◆ Your task: Repeat the lines below exactly as they appear, but leave out the images.

◆ Given material:
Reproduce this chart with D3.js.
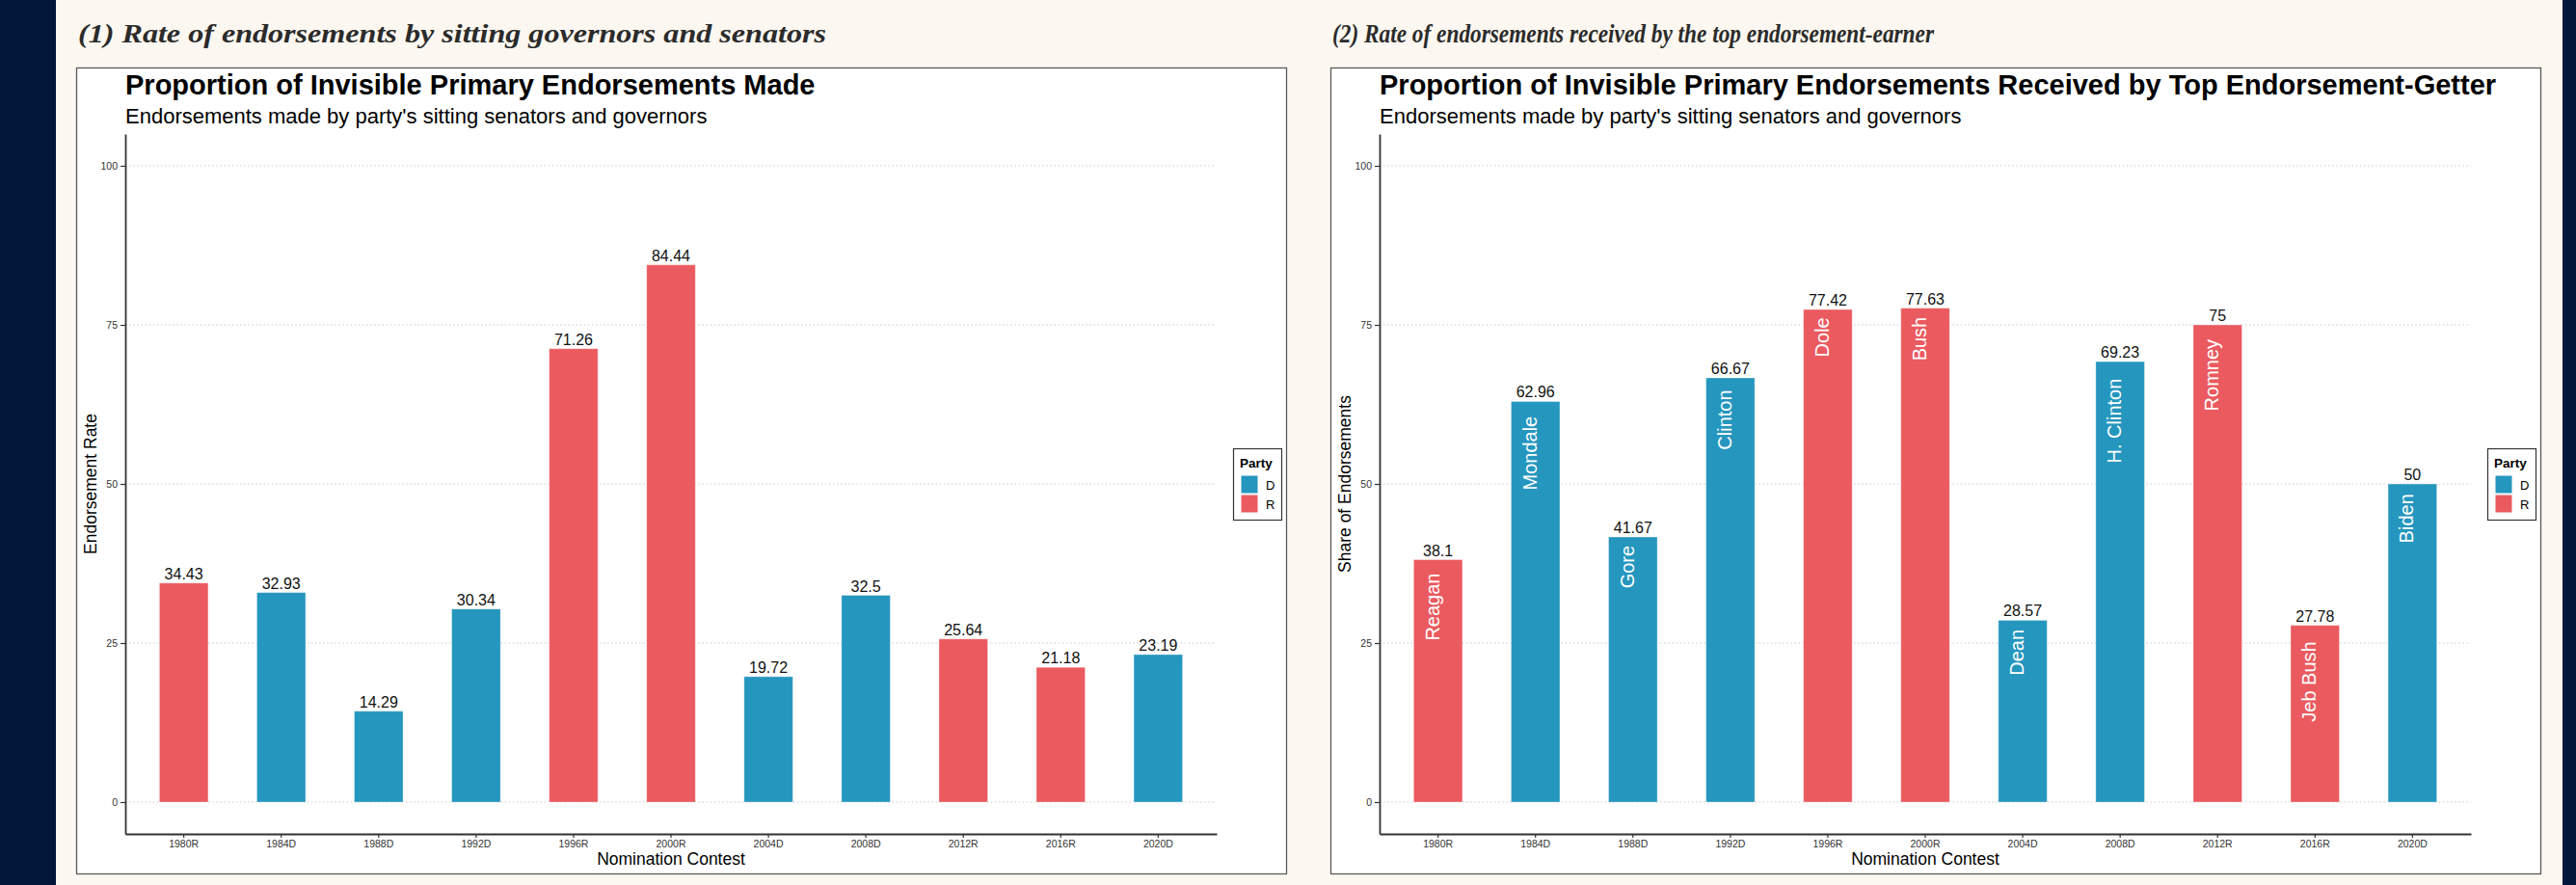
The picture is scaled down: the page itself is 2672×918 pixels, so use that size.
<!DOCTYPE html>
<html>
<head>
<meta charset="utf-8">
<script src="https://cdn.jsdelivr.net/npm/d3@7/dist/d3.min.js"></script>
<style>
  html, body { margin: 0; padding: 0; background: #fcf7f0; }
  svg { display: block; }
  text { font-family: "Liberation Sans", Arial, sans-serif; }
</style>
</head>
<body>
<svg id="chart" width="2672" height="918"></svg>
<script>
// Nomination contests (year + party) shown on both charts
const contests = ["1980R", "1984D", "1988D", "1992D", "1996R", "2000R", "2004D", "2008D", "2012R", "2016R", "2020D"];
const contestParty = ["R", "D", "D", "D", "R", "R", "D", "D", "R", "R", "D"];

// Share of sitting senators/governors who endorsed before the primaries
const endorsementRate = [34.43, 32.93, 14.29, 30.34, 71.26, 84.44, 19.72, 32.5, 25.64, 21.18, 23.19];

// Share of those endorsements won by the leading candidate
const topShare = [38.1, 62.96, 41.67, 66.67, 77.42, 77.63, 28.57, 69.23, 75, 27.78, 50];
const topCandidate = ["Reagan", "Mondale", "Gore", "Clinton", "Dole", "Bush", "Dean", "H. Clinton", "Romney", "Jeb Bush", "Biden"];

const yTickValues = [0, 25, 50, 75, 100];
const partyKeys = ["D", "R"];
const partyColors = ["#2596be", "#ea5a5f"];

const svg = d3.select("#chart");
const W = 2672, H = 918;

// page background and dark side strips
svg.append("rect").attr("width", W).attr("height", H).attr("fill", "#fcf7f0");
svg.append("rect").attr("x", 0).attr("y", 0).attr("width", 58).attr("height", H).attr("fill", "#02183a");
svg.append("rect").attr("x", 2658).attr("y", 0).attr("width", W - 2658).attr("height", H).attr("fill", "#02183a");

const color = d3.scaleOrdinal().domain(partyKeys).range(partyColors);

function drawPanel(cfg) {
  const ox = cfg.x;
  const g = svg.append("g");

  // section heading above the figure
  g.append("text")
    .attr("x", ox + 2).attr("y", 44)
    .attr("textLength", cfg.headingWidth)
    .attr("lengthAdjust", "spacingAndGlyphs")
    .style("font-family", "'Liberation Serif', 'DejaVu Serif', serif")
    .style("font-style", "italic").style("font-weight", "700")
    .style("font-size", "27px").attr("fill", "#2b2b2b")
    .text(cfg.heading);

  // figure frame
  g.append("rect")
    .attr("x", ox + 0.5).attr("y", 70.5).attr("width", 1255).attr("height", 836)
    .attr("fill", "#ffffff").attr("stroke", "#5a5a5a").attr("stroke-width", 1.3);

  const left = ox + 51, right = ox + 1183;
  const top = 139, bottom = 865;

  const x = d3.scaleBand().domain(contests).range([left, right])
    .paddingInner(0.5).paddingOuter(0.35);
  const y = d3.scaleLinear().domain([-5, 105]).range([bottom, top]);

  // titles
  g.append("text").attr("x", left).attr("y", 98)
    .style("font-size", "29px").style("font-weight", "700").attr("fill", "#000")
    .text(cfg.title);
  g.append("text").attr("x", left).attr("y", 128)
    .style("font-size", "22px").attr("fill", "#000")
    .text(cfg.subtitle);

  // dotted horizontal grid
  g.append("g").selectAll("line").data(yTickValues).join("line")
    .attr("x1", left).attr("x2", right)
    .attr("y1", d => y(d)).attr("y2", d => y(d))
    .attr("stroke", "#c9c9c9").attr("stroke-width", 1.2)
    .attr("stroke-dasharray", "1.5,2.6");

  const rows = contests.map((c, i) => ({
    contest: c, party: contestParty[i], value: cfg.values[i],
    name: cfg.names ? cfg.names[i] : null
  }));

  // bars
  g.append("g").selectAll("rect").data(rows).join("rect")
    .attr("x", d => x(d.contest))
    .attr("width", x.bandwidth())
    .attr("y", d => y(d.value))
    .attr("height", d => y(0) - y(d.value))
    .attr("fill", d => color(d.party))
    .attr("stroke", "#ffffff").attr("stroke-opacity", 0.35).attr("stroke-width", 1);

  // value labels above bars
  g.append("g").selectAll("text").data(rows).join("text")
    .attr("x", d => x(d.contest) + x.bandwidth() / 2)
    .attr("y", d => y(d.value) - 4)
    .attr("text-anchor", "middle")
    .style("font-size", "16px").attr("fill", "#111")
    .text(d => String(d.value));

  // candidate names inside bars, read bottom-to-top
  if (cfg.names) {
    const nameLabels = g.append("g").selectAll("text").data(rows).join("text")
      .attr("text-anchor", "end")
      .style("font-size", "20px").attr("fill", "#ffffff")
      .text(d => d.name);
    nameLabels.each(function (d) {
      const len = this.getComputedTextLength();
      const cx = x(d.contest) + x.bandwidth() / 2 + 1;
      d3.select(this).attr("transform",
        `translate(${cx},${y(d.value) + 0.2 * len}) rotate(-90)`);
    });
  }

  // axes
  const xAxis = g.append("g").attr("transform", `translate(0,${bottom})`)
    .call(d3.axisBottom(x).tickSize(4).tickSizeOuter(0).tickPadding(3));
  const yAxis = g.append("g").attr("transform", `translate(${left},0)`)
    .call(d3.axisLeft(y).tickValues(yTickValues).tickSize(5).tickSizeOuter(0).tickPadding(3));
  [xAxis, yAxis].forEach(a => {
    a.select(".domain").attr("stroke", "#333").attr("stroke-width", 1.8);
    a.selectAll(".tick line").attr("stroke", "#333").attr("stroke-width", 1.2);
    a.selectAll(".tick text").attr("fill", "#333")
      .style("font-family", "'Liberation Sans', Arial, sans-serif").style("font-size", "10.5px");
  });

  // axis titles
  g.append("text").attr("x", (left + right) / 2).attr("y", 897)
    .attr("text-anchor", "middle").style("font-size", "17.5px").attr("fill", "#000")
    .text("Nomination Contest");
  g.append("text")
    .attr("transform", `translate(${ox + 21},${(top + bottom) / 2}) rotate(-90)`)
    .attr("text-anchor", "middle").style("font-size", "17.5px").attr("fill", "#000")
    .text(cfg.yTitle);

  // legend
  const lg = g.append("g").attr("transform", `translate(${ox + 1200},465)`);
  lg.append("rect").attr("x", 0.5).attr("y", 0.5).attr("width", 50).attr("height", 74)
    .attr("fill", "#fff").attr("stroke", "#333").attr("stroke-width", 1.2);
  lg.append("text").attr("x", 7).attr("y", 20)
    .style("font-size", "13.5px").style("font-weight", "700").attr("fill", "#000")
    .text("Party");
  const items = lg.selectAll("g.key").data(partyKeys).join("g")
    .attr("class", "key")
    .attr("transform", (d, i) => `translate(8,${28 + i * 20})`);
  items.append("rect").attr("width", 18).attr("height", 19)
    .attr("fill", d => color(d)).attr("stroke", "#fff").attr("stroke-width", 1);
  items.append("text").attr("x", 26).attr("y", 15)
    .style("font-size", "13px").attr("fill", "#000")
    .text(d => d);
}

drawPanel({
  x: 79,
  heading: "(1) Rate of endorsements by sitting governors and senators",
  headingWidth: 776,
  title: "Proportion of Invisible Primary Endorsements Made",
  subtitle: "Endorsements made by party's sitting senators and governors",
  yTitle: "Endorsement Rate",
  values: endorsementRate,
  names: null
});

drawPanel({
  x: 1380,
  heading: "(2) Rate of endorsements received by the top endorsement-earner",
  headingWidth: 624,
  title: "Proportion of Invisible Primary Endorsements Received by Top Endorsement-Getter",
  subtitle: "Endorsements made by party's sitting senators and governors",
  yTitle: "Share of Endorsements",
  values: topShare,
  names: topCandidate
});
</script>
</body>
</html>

◆ Task response:
Reproduce this chart with D3.js.
The picture is scaled down: the page itself is 2672×918 pixels, so use that size.
<!DOCTYPE html>
<html>
<head>
<meta charset="utf-8">
<script src="https://cdn.jsdelivr.net/npm/d3@7/dist/d3.min.js"></script>
<style>
  html, body { margin: 0; padding: 0; background: #fcf7f0; }
  svg { display: block; }
  text { font-family: "Liberation Sans", Arial, sans-serif; }
</style>
</head>
<body>
<svg id="chart" width="2672" height="918"></svg>
<script>
// Nomination contests (year + party) shown on both charts
const contests = ["1980R", "1984D", "1988D", "1992D", "1996R", "2000R", "2004D", "2008D", "2012R", "2016R", "2020D"];
const contestParty = ["R", "D", "D", "D", "R", "R", "D", "D", "R", "R", "D"];

// Share of sitting senators/governors who endorsed before the primaries
const endorsementRate = [34.43, 32.93, 14.29, 30.34, 71.26, 84.44, 19.72, 32.5, 25.64, 21.18, 23.19];

// Share of those endorsements won by the leading candidate
const topShare = [38.1, 62.96, 41.67, 66.67, 77.42, 77.63, 28.57, 69.23, 75, 27.78, 50];
const topCandidate = ["Reagan", "Mondale", "Gore", "Clinton", "Dole", "Bush", "Dean", "H. Clinton", "Romney", "Jeb Bush", "Biden"];

const yTickValues = [0, 25, 50, 75, 100];
const partyKeys = ["D", "R"];
const partyColors = ["#2596be", "#ea5a5f"];

const svg = d3.select("#chart");
const W = 2672, H = 918;

// page background and dark side strips
svg.append("rect").attr("width", W).attr("height", H).attr("fill", "#fcf7f0");
svg.append("rect").attr("x", 0).attr("y", 0).attr("width", 58).attr("height", H).attr("fill", "#02183a");
svg.append("rect").attr("x", 2658).attr("y", 0).attr("width", W - 2658).attr("height", H).attr("fill", "#02183a");

const color = d3.scaleOrdinal().domain(partyKeys).range(partyColors);

function drawPanel(cfg) {
  const ox = cfg.x;
  const g = svg.append("g");

  // section heading above the figure
  g.append("text")
    .attr("x", ox + 2).attr("y", 44)
    .attr("textLength", cfg.headingWidth)
    .attr("lengthAdjust", "spacingAndGlyphs")
    .style("font-family", "'Liberation Serif', 'DejaVu Serif', serif")
    .style("font-style", "italic").style("font-weight", "700")
    .style("font-size", "27px").attr("fill", "#2b2b2b")
    .text(cfg.heading);

  // figure frame
  g.append("rect")
    .attr("x", ox + 0.5).attr("y", 70.5).attr("width", 1255).attr("height", 836)
    .attr("fill", "#ffffff").attr("stroke", "#5a5a5a").attr("stroke-width", 1.3);

  const left = ox + 51, right = ox + 1183;
  const top = 139, bottom = 865;

  const x = d3.scaleBand().domain(contests).range([left, right])
    .paddingInner(0.5).paddingOuter(0.35);
  const y = d3.scaleLinear().domain([-5, 105]).range([bottom, top]);

  // titles
  g.append("text").attr("x", left).attr("y", 98)
    .style("font-size", "29px").style("font-weight", "700").attr("fill", "#000")
    .text(cfg.title);
  g.append("text").attr("x", left).attr("y", 128)
    .style("font-size", "22px").attr("fill", "#000")
    .text(cfg.subtitle);

  // dotted horizontal grid
  g.append("g").selectAll("line").data(yTickValues).join("line")
    .attr("x1", left).attr("x2", right)
    .attr("y1", d => y(d)).attr("y2", d => y(d))
    .attr("stroke", "#c9c9c9").attr("stroke-width", 1.2)
    .attr("stroke-dasharray", "1.5,2.6");

  const rows = contests.map((c, i) => ({
    contest: c, party: contestParty[i], value: cfg.values[i],
    name: cfg.names ? cfg.names[i] : null
  }));

  // bars
  g.append("g").selectAll("rect").data(rows).join("rect")
    .attr("x", d => x(d.contest))
    .attr("width", x.bandwidth())
    .attr("y", d => y(d.value))
    .attr("height", d => y(0) - y(d.value))
    .attr("fill", d => color(d.party))
    .attr("stroke", "#ffffff").attr("stroke-opacity", 0.35).attr("stroke-width", 1);

  // value labels above bars
  g.append("g").selectAll("text").data(rows).join("text")
    .attr("x", d => x(d.contest) + x.bandwidth() / 2)
    .attr("y", d => y(d.value) - 4)
    .attr("text-anchor", "middle")
    .style("font-size", "16px").attr("fill", "#111")
    .text(d => String(d.value));

  // candidate names inside bars, read bottom-to-top
  if (cfg.names) {
    const nameLabels = g.append("g").selectAll("text").data(rows).join("text")
      .attr("text-anchor", "end")
      .style("font-size", "20px").attr("fill", "#ffffff")
      .text(d => d.name);
    nameLabels.each(function (d) {
      const len = this.getComputedTextLength();
      const cx = x(d.contest) + x.bandwidth() / 2 + 1;
      d3.select(this).attr("transform",
        `translate(${cx},${y(d.value) + 0.2 * len}) rotate(-90)`);
    });
  }

  // axes
  const xAxis = g.append("g").attr("transform", `translate(0,${bottom})`)
    .call(d3.axisBottom(x).tickSize(4).tickSizeOuter(0).tickPadding(3));
  const yAxis = g.append("g").attr("transform", `translate(${left},0)`)
    .call(d3.axisLeft(y).tickValues(yTickValues).tickSize(5).tickSizeOuter(0).tickPadding(3));
  [xAxis, yAxis].forEach(a => {
    a.select(".domain").attr("stroke", "#333").attr("stroke-width", 1.8);
    a.selectAll(".tick line").attr("stroke", "#333").attr("stroke-width", 1.2);
    a.selectAll(".tick text").attr("fill", "#333")
      .style("font-family", "'Liberation Sans', Arial, sans-serif").style("font-size", "10.5px");
  });

  // axis titles
  g.append("text").attr("x", (left + right) / 2).attr("y", 897)
    .attr("text-anchor", "middle").style("font-size", "17.5px").attr("fill", "#000")
    .text("Nomination Contest");
  g.append("text")
    .attr("transform", `translate(${ox + 21},${(top + bottom) / 2}) rotate(-90)`)
    .attr("text-anchor", "middle").style("font-size", "17.5px").attr("fill", "#000")
    .text(cfg.yTitle);

  // legend
  const lg = g.append("g").attr("transform", `translate(${ox + 1200},465)`);
  lg.append("rect").attr("x", 0.5).attr("y", 0.5).attr("width", 50).attr("height", 74)
    .attr("fill", "#fff").attr("stroke", "#333").attr("stroke-width", 1.2);
  lg.append("text").attr("x", 7).attr("y", 20)
    .style("font-size", "13.5px").style("font-weight", "700").attr("fill", "#000")
    .text("Party");
  const items = lg.selectAll("g.key").data(partyKeys).join("g")
    .attr("class", "key")
    .attr("transform", (d, i) => `translate(8,${28 + i * 20})`);
  items.append("rect").attr("width", 18).attr("height", 19)
    .attr("fill", d => color(d)).attr("stroke", "#fff").attr("stroke-width", 1);
  items.append("text").attr("x", 26).attr("y", 15)
    .style("font-size", "13px").attr("fill", "#000")
    .text(d => d);
}

drawPanel({
  x: 79,
  heading: "(1) Rate of endorsements by sitting governors and senators",
  headingWidth: 776,
  title: "Proportion of Invisible Primary Endorsements Made",
  subtitle: "Endorsements made by party's sitting senators and governors",
  yTitle: "Endorsement Rate",
  values: endorsementRate,
  names: null
});

drawPanel({
  x: 1380,
  heading: "(2) Rate of endorsements received by the top endorsement-earner",
  headingWidth: 624,
  title: "Proportion of Invisible Primary Endorsements Received by Top Endorsement-Getter",
  subtitle: "Endorsements made by party's sitting senators and governors",
  yTitle: "Share of Endorsements",
  values: topShare,
  names: topCandidate
});
</script>
</body>
</html>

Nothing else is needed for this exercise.